Locate the word "this" in the material, then show every line that holds it.

Stored dataset items
========================================================================

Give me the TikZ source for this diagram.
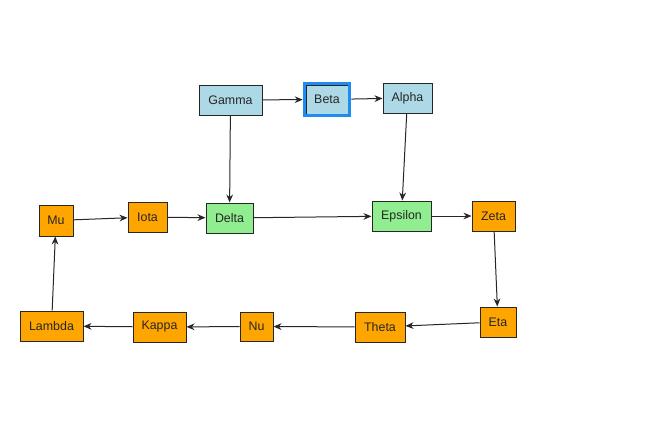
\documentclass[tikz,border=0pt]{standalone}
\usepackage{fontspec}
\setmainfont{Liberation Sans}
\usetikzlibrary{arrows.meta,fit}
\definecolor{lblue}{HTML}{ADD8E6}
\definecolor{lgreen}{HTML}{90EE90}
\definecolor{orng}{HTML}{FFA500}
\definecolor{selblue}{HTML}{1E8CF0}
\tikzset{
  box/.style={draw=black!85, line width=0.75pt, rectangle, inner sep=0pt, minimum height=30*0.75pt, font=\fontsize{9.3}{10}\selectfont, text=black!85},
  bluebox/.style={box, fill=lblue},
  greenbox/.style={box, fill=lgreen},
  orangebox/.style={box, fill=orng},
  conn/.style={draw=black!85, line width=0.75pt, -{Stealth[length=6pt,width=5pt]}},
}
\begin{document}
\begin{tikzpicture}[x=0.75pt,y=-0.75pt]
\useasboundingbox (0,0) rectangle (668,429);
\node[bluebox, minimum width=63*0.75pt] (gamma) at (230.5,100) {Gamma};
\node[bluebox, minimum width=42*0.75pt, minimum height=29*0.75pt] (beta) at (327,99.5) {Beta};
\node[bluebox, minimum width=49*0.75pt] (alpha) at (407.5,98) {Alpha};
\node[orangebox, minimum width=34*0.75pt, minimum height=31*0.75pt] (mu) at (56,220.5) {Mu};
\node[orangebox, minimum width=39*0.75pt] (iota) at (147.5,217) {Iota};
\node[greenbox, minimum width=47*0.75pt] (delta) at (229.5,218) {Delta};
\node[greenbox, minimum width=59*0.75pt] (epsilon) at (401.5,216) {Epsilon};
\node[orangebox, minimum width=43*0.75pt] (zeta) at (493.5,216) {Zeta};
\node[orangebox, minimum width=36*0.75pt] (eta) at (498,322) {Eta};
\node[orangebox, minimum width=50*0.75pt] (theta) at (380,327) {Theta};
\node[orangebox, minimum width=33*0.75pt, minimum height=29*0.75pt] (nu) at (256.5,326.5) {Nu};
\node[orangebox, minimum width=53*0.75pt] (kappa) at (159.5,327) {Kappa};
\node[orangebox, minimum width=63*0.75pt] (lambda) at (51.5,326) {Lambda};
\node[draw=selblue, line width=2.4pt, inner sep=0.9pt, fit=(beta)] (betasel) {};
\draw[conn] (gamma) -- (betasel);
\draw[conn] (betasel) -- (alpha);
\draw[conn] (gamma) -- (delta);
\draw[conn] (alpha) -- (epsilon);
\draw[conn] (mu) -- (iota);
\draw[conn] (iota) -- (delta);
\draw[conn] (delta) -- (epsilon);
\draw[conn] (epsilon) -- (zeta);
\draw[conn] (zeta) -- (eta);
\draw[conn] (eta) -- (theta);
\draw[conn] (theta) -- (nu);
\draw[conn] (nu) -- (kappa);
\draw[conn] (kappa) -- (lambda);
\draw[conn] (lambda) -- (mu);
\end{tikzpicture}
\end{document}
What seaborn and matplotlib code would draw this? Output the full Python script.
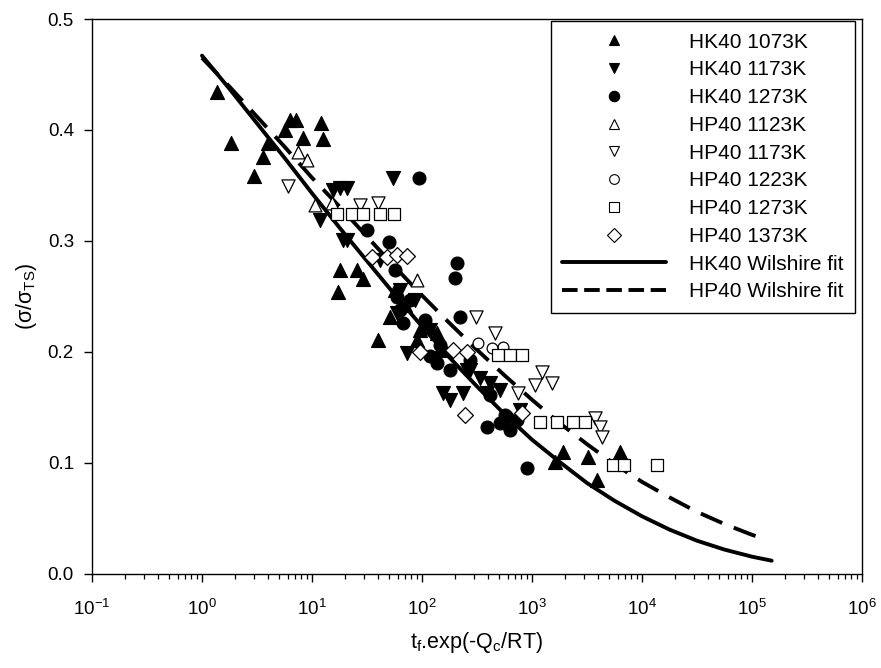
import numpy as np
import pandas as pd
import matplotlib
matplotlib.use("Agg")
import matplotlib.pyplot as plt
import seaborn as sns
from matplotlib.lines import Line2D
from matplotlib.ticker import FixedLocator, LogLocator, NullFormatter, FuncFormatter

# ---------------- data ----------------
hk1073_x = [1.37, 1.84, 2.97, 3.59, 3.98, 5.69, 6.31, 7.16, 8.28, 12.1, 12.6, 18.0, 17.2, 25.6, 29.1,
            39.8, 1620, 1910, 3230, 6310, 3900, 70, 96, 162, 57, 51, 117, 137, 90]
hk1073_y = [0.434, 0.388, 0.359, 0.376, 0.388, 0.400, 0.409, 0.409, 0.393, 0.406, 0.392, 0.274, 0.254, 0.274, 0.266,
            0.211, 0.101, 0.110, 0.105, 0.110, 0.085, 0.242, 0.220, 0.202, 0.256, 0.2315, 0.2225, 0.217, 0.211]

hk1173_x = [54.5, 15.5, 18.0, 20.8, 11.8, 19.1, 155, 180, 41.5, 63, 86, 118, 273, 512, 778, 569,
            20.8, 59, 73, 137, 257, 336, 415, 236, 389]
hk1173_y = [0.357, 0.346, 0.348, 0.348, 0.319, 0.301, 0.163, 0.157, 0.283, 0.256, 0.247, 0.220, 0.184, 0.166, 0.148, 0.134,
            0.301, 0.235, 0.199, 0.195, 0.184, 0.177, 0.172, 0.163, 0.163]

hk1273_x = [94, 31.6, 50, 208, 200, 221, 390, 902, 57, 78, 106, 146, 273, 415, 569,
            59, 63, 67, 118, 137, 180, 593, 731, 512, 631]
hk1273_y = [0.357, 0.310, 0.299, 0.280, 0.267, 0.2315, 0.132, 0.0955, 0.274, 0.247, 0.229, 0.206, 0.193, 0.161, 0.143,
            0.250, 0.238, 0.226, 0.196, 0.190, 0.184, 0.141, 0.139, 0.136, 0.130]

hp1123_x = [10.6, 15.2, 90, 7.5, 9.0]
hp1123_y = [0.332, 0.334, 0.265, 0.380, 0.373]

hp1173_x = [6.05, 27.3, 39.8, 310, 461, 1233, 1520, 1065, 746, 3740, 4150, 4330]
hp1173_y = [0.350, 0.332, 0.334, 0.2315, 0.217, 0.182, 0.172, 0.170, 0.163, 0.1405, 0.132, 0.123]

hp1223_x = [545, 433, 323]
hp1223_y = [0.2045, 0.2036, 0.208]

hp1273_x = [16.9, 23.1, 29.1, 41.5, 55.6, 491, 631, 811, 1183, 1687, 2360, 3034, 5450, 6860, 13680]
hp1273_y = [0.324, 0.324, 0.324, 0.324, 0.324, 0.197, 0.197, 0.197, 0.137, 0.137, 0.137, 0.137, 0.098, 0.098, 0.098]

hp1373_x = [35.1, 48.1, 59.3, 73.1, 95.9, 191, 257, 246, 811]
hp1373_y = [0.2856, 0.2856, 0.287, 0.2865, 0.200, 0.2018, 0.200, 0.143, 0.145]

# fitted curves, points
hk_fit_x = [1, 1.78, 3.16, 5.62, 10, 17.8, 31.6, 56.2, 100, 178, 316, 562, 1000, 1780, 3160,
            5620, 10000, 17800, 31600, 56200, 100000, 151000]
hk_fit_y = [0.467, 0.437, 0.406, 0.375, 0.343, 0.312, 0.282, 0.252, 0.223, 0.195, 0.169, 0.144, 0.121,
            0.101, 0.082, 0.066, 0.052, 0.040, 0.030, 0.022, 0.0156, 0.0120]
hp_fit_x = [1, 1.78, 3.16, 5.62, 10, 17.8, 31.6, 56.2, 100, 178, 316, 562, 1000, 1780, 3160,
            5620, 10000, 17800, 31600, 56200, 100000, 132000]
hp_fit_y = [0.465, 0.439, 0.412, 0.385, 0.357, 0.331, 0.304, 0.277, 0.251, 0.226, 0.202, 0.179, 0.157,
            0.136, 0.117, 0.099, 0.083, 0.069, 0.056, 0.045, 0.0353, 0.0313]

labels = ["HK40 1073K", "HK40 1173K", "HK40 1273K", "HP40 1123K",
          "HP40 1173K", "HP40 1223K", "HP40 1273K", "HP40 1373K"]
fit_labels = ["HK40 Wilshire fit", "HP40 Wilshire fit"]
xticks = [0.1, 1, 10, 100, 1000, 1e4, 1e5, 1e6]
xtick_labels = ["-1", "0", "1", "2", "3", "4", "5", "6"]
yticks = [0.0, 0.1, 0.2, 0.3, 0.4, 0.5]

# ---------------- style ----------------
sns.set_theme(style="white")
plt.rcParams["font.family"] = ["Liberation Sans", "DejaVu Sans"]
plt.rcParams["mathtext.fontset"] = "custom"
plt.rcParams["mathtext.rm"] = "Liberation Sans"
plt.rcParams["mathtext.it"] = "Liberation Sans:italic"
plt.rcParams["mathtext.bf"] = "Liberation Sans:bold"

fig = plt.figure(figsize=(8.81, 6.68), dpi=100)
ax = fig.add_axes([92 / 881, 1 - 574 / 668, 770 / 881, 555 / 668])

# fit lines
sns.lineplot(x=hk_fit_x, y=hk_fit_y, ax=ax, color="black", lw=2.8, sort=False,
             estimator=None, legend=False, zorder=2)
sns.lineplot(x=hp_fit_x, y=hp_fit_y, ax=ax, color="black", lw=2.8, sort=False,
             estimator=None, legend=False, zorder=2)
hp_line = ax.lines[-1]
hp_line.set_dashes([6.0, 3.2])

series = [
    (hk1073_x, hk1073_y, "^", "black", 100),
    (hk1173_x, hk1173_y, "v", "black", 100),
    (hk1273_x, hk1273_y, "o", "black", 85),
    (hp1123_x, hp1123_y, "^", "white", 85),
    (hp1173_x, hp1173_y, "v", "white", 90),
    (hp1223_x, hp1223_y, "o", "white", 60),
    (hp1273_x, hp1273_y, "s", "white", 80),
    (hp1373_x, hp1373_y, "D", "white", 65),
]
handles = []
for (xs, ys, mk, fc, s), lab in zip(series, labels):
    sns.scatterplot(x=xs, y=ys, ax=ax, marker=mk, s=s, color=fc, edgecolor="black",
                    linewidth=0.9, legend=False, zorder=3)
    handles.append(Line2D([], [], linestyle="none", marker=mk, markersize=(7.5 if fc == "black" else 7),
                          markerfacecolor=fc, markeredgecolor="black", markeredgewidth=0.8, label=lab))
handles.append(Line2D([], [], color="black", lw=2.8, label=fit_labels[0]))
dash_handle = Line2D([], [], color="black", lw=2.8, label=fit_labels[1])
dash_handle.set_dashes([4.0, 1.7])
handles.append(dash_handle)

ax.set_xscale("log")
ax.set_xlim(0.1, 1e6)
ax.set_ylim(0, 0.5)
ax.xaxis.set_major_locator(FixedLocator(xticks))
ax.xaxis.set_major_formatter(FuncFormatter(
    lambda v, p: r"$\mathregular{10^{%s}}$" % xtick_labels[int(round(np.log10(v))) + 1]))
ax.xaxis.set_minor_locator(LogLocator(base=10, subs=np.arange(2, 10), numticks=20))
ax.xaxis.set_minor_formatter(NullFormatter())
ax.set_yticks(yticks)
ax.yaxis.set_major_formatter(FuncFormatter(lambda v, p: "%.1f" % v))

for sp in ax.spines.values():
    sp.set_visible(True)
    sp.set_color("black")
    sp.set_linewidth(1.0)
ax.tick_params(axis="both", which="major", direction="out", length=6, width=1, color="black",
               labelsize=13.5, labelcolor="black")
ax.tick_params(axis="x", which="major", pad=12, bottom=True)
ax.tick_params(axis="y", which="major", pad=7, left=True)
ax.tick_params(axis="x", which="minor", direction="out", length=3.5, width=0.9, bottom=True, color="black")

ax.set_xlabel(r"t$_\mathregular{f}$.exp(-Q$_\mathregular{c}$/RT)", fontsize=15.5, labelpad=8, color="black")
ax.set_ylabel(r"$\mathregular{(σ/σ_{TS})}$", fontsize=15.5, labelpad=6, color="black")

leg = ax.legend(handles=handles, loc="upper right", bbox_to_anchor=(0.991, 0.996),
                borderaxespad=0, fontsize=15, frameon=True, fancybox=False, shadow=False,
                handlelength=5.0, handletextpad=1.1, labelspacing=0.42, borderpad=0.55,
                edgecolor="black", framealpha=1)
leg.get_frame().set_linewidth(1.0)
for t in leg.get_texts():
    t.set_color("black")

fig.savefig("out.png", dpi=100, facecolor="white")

========================================================================

* FINISHED EXERCISE
Give me the TikZ source for this diagram.
What seaborn and matplotlib code would draw this? Output the full Python script.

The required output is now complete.